ZÜRICH. War es Rache oder eine Verzweiflungstat: Im Prozeß um den nach der Flugzeugkatastrophe von Überlingen (71 Tote) erstochenen skyguide-Fluglotsen (36) hat der Angeklagte in Zürich ein Teilgeständnis abgelegt. Der Russe Witali K. hatte bei dem Unglück am 1. Juli 2002 Ehefrau und Kinder verloren. Deshalb suchte er am 24. Februar 2004 den Mitarbeiter der Flugsicherung in dessen Haus in Zürich auf. Der 49 Jahre alte Angeklagte: "Ich wollte nur eine Entschuldigung." An die Bluttat selbst könne er sich nicht mehr erinnern.

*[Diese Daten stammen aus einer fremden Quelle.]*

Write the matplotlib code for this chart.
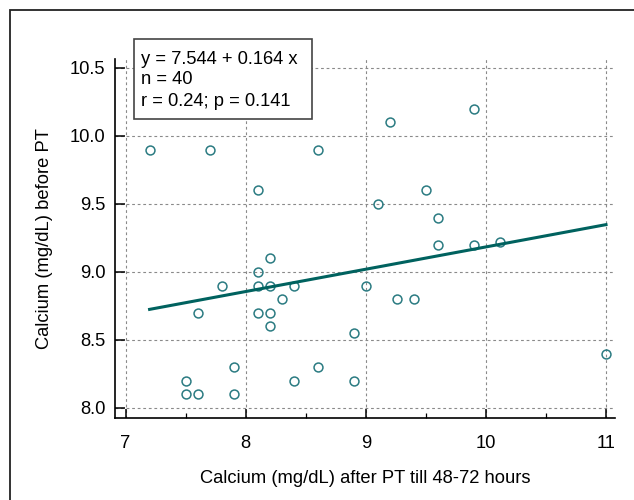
import matplotlib
matplotlib.use('Agg')
import matplotlib.pyplot as plt
from matplotlib.patches import Rectangle
import numpy as np

plt.rcParams['font.family'] = ['Liberation Sans', 'DejaVu Sans']

# Calcium after PT (x) and before PT (y)
ca_after = [7.2, 7.7, 8.6, 8.1, 9.2, 9.9, 9.1, 9.5, 9.6, 9.6, 9.9, 10.12,
            7.5, 7.5, 7.6, 7.6, 7.8, 7.9, 7.9, 8.1, 8.1, 8.2, 8.2, 8.1,
            8.2, 8.2, 8.3, 8.4, 8.4, 8.6, 9.0, 9.26, 9.4, 8.9, 8.9, 11.0]
ca_before = [9.9, 9.9, 9.9, 9.6, 10.1, 10.2, 9.5, 9.6, 9.4, 9.2, 9.2, 9.22,
             8.2, 8.1, 8.1, 8.7, 8.9, 8.3, 8.1, 9.0, 8.9, 9.1, 8.9, 8.7,
             8.7, 8.6, 8.8, 8.9, 8.2, 8.3, 8.9, 8.8, 8.8, 8.55, 8.2, 8.4]

intercept = 7.544
slope = 0.164
n_obs = 40
r_val = 0.24
p_val = 0.141

x_ticks = [7, 8, 9, 10, 11]
y_ticks = [8.0, 8.5, 9.0, 9.5, 10.0, 10.5]

fs = 13.2

fig = plt.figure(figsize=(6.34, 5.0), dpi=100)
ax = fig.add_axes([115 / 634, 1 - 418 / 500, 500 / 634, 359 / 500])

point_col = '#2b7b82'
line_col = '#00625f'

ax.plot(ca_after, ca_before, 'o', mfc='none', mec=point_col, mew=1.1,
        ms=6.4, zorder=3, clip_on=False)

xl = np.array([min(ca_after), max(ca_after)])
ax.plot(xl, intercept + slope * xl, color=line_col, lw=2.2, zorder=4)

ax.set_xlim(6.912, 11.075)
ax.set_ylim(7.926, 10.566)
ax.set_xticks(x_ticks)
ax.set_xticks([7.5, 8.5, 9.5, 10.5], minor=True)
ax.set_yticks(y_ticks)
ax.set_xticklabels([str(t) for t in x_ticks])
ax.set_yticklabels(['%.1f' % t for t in y_ticks])

ax.grid(True, which='major', linestyle=(0, (2.5, 2.5)), color='#8a8a8a', lw=0.8)
ax.set_axisbelow(True)

for s in ['top', 'right']:
    ax.spines[s].set_visible(False)
for s in ['left', 'bottom']:
    ax.spines[s].set_linewidth(1.2)

ax.tick_params(axis='both', which='major', direction='in', length=6.5,
               width=1.1, labelsize=fs, pad=10)
ax.tick_params(axis='x', which='minor', direction='in', length=3.5, width=0.9)
ax.tick_params(axis='y', which='major', length=7.5, pad=7)
ax.tick_params(axis='x', which='major', pad=12)

ax.set_xlabel('Calcium (mg/dL) after PT till 48-72 hours', fontsize=fs, labelpad=13)
ax.set_ylabel('Calcium (mg/dL) before PT', fontsize=fs, labelpad=12)

# stats box
fig.patches.append(Rectangle((134 / 634, 1 - 119 / 500), 178 / 634, 80 / 500,
                             transform=fig.transFigure, fill=True, fc='white',
                             ec='#444444', lw=1.2, zorder=5))
box_lines = ['y = %.3f + %.3f x' % (intercept, slope),
             'n = %d' % n_obs,
             'r = %.2f; p = %.3f' % (r_val, p_val)]
for i, t in enumerate(box_lines):
    fig.text(141 / 634, 1 - (59 + 21 * i) / 500, t, fontsize=fs,
             va='center', ha='left', zorder=6)

# outer frame (cropped on the right and bottom)
fig.patches.append(Rectangle((10 / 634, -0.1), 1.2, 1 - 10 / 500 + 0.1,
                             transform=fig.transFigure, fill=False,
                             ec='#222222', lw=1.3))

plt.savefig('out.png', dpi=100)
plt.close()
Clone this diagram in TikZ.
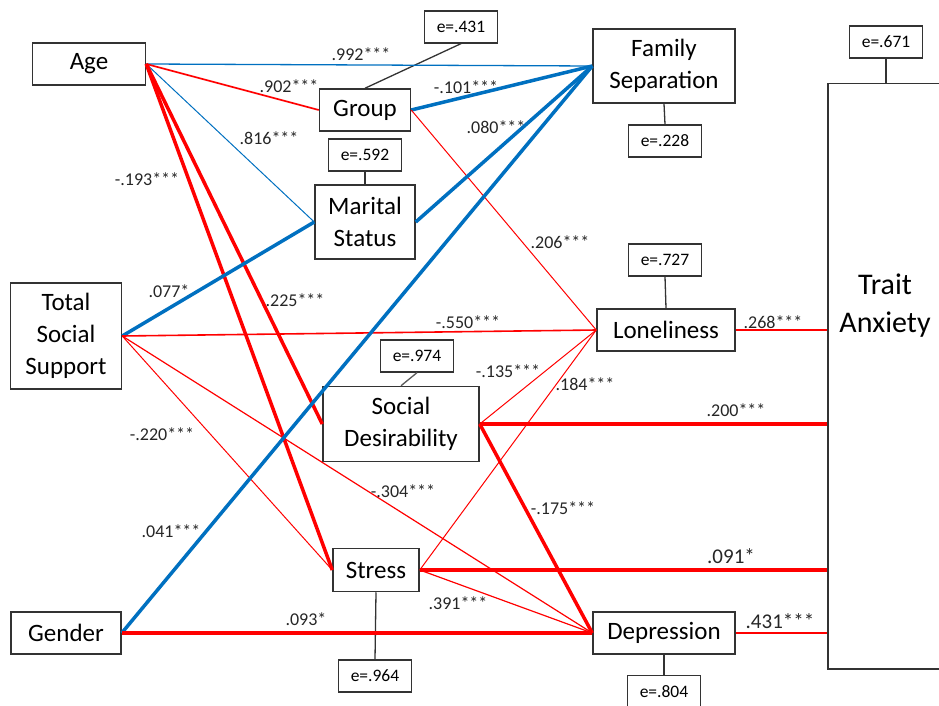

"Ich beweine meine Kinder jeden Tag", sagte der Bauingenieur mit belegter Stimme. Vor dem Obergericht des Kantons Zürich zeigte er sich als gebrochener Mann. Sichtlich bewegt und mit längeren Pausen schilderte er den Ablauf am Tatort: Er habe dem Fluglotsen Fotos seiner ums Leben gekommenen Kinder zeigen wollen. "Wut oder Haß habe ich nicht empfunden." Der Lotse habe ihn aber zurückgewiesen - die Fotos landeten auf dem Boden. "Ich fühlte mich beleidigt. Ich hatte das Gefühl, daß meine Kinder erneut in den Dreck gezogen wurden", sagte Witali K.

Zugleich erhob er Vorwürfe gegen skyguide-Chef Alain Rossier. Dieser sei der Hauptverantwortliche für die Flugzeugkatastrophe, habe sich aber in keiner Form dafür entschuldigt. Ein vereinbartes Treffen habe skyguide kurzfristig abgesagt.

Staatsanwaltschaft (forderte zwölf Jahre Haft) und Verteidigung (beantragte drei Jahre Haft) appellierten an Witali K., sich seinerseits bei der Familie des Lotsen zu entschuldigen - das tat er in seinem Schlußwort. Der Lotse hinterläßt Frau und zwei Kinder. Das Urteil wird heute erwartet.

Die Untersuchungen zur Flugzeugkollision sind indessen noch nicht abgeschlossen. Ermittelt wird gegen skyguide-Verantwortliche wegen Verdachts der fahrlässigen Tötung.